** BEGIN **

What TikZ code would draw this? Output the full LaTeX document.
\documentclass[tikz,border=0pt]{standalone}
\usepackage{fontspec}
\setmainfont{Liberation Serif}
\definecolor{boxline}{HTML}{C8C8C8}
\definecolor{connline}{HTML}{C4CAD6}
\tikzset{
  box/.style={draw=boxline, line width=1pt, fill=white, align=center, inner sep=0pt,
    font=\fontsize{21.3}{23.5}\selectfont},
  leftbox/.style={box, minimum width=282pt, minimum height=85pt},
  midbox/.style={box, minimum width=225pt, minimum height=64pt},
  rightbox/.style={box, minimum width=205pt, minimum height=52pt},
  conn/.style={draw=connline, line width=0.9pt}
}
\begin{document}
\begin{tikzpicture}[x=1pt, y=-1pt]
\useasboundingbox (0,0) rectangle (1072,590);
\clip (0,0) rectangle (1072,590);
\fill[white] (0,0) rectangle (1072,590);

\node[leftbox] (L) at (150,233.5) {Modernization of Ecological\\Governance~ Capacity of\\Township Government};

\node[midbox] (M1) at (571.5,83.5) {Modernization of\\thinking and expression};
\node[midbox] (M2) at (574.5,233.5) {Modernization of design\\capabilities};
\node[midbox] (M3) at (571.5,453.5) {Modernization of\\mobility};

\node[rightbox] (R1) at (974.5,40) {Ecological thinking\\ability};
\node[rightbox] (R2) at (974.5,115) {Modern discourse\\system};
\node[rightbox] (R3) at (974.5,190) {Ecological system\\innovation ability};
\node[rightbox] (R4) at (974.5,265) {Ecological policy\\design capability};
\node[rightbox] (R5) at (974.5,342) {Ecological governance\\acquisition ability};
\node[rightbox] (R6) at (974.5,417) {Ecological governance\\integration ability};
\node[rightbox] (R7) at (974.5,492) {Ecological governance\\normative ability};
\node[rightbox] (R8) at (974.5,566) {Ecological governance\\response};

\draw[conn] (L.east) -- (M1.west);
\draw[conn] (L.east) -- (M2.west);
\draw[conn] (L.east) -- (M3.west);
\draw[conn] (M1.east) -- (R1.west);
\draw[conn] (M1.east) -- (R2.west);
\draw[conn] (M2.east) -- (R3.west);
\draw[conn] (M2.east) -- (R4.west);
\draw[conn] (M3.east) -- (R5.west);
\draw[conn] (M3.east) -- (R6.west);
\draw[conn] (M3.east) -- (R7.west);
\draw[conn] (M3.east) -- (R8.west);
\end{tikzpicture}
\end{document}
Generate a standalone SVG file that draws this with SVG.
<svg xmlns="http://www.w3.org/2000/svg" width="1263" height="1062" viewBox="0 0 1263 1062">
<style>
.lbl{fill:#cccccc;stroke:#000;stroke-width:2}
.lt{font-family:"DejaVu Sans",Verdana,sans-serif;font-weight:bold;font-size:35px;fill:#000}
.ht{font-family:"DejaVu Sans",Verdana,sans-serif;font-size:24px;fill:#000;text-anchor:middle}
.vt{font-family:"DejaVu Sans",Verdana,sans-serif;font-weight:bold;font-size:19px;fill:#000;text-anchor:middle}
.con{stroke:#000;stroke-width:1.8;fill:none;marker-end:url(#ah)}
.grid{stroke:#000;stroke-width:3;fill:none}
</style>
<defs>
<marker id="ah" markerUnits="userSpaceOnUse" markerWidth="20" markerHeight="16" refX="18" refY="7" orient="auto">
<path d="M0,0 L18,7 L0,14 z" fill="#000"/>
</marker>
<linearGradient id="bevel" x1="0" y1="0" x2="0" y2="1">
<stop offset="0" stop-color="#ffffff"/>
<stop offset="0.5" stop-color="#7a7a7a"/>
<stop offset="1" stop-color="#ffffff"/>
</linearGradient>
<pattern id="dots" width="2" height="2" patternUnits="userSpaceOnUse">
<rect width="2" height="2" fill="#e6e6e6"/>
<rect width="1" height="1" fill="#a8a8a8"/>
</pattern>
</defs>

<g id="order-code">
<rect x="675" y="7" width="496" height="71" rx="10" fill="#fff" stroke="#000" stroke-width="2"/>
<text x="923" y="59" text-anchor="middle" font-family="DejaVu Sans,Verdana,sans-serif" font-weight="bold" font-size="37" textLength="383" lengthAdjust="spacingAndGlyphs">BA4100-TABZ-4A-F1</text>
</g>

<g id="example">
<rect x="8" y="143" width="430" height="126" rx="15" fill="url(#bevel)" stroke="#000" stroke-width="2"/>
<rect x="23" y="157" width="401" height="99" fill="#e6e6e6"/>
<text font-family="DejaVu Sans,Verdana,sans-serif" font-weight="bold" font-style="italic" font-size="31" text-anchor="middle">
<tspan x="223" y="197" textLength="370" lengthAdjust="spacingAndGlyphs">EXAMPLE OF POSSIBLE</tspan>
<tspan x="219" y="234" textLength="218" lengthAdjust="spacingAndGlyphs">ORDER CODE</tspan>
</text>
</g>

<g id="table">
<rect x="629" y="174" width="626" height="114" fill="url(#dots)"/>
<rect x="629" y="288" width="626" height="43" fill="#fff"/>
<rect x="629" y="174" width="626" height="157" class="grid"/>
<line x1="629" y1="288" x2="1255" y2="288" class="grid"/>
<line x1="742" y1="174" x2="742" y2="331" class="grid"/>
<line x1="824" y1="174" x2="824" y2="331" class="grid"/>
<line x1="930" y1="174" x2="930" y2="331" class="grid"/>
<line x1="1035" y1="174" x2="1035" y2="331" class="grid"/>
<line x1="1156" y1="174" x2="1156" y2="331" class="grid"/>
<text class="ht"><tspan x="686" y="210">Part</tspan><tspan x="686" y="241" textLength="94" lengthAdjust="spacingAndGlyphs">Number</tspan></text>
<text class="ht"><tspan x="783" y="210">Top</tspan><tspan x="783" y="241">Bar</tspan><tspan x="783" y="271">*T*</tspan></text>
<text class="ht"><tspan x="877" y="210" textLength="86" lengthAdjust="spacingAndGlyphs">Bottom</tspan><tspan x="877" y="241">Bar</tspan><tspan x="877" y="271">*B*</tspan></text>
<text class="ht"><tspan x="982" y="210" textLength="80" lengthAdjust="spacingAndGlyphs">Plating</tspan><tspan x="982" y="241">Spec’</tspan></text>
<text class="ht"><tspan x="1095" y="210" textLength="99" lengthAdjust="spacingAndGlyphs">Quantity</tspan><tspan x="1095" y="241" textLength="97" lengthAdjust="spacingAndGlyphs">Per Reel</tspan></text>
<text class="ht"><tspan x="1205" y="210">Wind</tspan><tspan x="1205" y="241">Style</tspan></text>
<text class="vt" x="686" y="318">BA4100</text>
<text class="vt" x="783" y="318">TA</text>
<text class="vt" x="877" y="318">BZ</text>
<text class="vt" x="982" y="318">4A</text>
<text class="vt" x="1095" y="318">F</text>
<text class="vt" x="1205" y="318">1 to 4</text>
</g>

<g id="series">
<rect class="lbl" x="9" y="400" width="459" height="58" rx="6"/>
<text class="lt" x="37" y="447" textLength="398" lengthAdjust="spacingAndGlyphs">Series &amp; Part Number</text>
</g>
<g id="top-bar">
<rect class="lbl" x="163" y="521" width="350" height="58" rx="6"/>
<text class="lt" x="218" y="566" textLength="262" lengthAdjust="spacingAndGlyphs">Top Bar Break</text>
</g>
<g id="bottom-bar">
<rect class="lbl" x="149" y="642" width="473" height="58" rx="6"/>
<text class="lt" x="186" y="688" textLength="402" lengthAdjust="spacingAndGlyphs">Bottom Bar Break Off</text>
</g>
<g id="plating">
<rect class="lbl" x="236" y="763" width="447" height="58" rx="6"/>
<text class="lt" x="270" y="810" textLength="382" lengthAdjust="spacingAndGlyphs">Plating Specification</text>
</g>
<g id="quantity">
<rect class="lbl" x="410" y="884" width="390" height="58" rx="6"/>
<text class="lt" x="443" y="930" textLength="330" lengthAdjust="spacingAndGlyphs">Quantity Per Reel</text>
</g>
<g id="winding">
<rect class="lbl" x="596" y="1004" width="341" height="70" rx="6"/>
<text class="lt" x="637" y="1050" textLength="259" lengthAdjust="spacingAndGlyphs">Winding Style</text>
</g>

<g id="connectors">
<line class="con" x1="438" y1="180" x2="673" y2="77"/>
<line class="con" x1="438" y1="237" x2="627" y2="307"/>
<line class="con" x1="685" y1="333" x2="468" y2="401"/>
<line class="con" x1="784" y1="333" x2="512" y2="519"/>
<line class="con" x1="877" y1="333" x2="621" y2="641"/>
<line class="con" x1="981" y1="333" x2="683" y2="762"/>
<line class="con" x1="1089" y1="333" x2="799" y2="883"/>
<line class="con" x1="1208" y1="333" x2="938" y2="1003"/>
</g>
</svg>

** END **

SET EXERCISE: Starting at the first line of the material above, reproduce each line exactly up to and including the line with "(R8) at (974.5,566)".

REPLY:
What TikZ code would draw this? Output the full LaTeX document.
\documentclass[tikz,border=0pt]{standalone}
\usepackage{fontspec}
\setmainfont{Liberation Serif}
\definecolor{boxline}{HTML}{C8C8C8}
\definecolor{connline}{HTML}{C4CAD6}
\tikzset{
  box/.style={draw=boxline, line width=1pt, fill=white, align=center, inner sep=0pt,
    font=\fontsize{21.3}{23.5}\selectfont},
  leftbox/.style={box, minimum width=282pt, minimum height=85pt},
  midbox/.style={box, minimum width=225pt, minimum height=64pt},
  rightbox/.style={box, minimum width=205pt, minimum height=52pt},
  conn/.style={draw=connline, line width=0.9pt}
}
\begin{document}
\begin{tikzpicture}[x=1pt, y=-1pt]
\useasboundingbox (0,0) rectangle (1072,590);
\clip (0,0) rectangle (1072,590);
\fill[white] (0,0) rectangle (1072,590);

\node[leftbox] (L) at (150,233.5) {Modernization of Ecological\\Governance~ Capacity of\\Township Government};

\node[midbox] (M1) at (571.5,83.5) {Modernization of\\thinking and expression};
\node[midbox] (M2) at (574.5,233.5) {Modernization of design\\capabilities};
\node[midbox] (M3) at (571.5,453.5) {Modernization of\\mobility};

\node[rightbox] (R1) at (974.5,40) {Ecological thinking\\ability};
\node[rightbox] (R2) at (974.5,115) {Modern discourse\\system};
\node[rightbox] (R3) at (974.5,190) {Ecological system\\innovation ability};
\node[rightbox] (R4) at (974.5,265) {Ecological policy\\design capability};
\node[rightbox] (R5) at (974.5,342) {Ecological governance\\acquisition ability};
\node[rightbox] (R6) at (974.5,417) {Ecological governance\\integration ability};
\node[rightbox] (R7) at (974.5,492) {Ecological governance\\normative ability};
\node[rightbox] (R8) at (974.5,566) {Ecological governance\\response};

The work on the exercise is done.